2 Reyes 4, 8-11.14-16a — Romanos 6, 3b-4.8-11 — Mateo 10, 37-42
«El que quiere a su padre o a su madre más que mí, no es digno de mí…» ». ¿Texto difícil? Sin duda un “texto mediterráneo”. Pero hay que recordar, como ya lo hicimos el pasado domingo, que Mateo escribe en un contexto en el que ser un cristiano resulta cada vez más exigente, especialmente para los judíos cristianos, a los que los otros judíos rechazan. Es muy probable que los cristianos pakistaníes, chinos y árabes cristianos encuentren que el evangelio de hoy es para ellos muy importante. También es posible que en los países de vieja cristiandad donde muchos jóvenes abandonan las prácticas religiosas de sus padres, estos escuchen con mucho interés la segunda parte de la frase inicial: «El que quiere a su hijo o a su hija más que a mí, no es digno de mí». Pero, dejando de lado a los ‘paquistaníes cristianos’ y las ‘diferencias generacionales’, ¿cómo me inspira y cuestiona hoy este evangelio? ¿Cómo puede ayudarme a crecer humana y espiritualmente?
He aquí una primera reflexión, muy personal, sobre «El que conserve [se agarre a] su vida la perderá». Cuanto más viejo es uno, más rápidamente pasa el tiempo. Llega un momento en el que la brevedad de la vida es una evidencia. Entonces, en lugar de refugiarse en lo que algunos pretenden que es el “opio” de la religión, hacemos de obligación virtud, y entendemos mejor cuando Jesús nos aconseja vivir aquí y ahora, no hacer del mañana un problema, y, como nos aconseja hoy en el evangelio, pensar en la muerte con una sonrisa. Ese es el Jesús-Sabio que encontramos a veces en el evangelio de Mateo. Pero para Mateo Jesús es también y ente todo el Mesías, el Cristo que, todavía adulto, da su vida al servicio de los hombres. De ahí que seguirle, ser su discípulo, implique mucho más que aceptar la muerte. Se trata de dar su vida, esa vida que vivimos aquí y ahora, darla al servicio de los hombres. No importa que nuestra vida sea corta o larga. Cada momento es importante, tiene valor en sí mismo, porque contribuye a la larga marcha de nuestra humanidad hacia lo que Teilhard de Chardin, inspirado en San Pablo, llamó el «Punto Omega», momento máximo de complejidad y consciencia, el Cristo Total.

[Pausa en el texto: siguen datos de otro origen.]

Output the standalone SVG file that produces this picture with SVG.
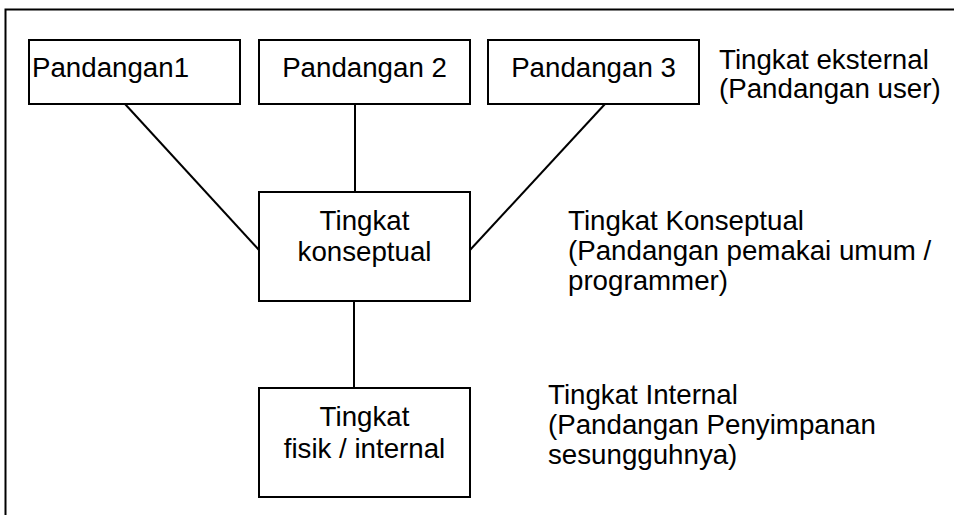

«El que os recibe a vosotros, me recibe a mí». Es mi segundo punto. Coincidencia una vez más, escribo estas líneas un 29 de junio, fiesta de San Pedro y San Pablo. La conversión de Pablo o el arrepentimiento de Pedro no borraron sus defectos: el orgullo de Pablo, incapaz de convivir con Marcos, y orgulloso de su independencia económica; la cobardía de Pedro, renunciando a comer con los Gentiles en cuanto aparecían los judíos cristianos de Jerusalén… Sin embargo es a través de Pedro y Pablo que el Espíritu de Jesús nos invita a ser libre y abiertos con todos. El domingo pasado mencioné el ejemplo de Tomas Moro, que respetaba al corrupto Julio Medici como Papa Clemente VII. Incluso hoy habla la prensa sobre casos de pedofilia entre los líderes de nuestra comunidad cristiana. Aceptémoslo, Pedro y Pablo, Tomas Moro y Clemente VII, el papa Francisco y el cardenal Pell, encarnan bastante bien lo que somos, con virtudes y defectos, nosotros, la comunidad cristiana…
Y Jesús nos dice: «El que os recibe a vosotros, me recibe a mí». ¡Qué responsabilidad la nuestra! Inútil que nos subamos a un pedestal. ¿Somos suficientemente transparentes y humildes para que quienes nos acogen, aun observando claramente nuestras debilidades, puedan sentir que es a Jesús a quien ellos acogen? Y ante todo, ¿somos capaces de ir más allá de los defectos y virtudes de aquellos con quienes nos encontramos, sabiendo que en ellos, es a Jesús a quien encontramos, y que en ellos, por débiles y pequeños que parezcan, es a Jesús a quien damos de beber?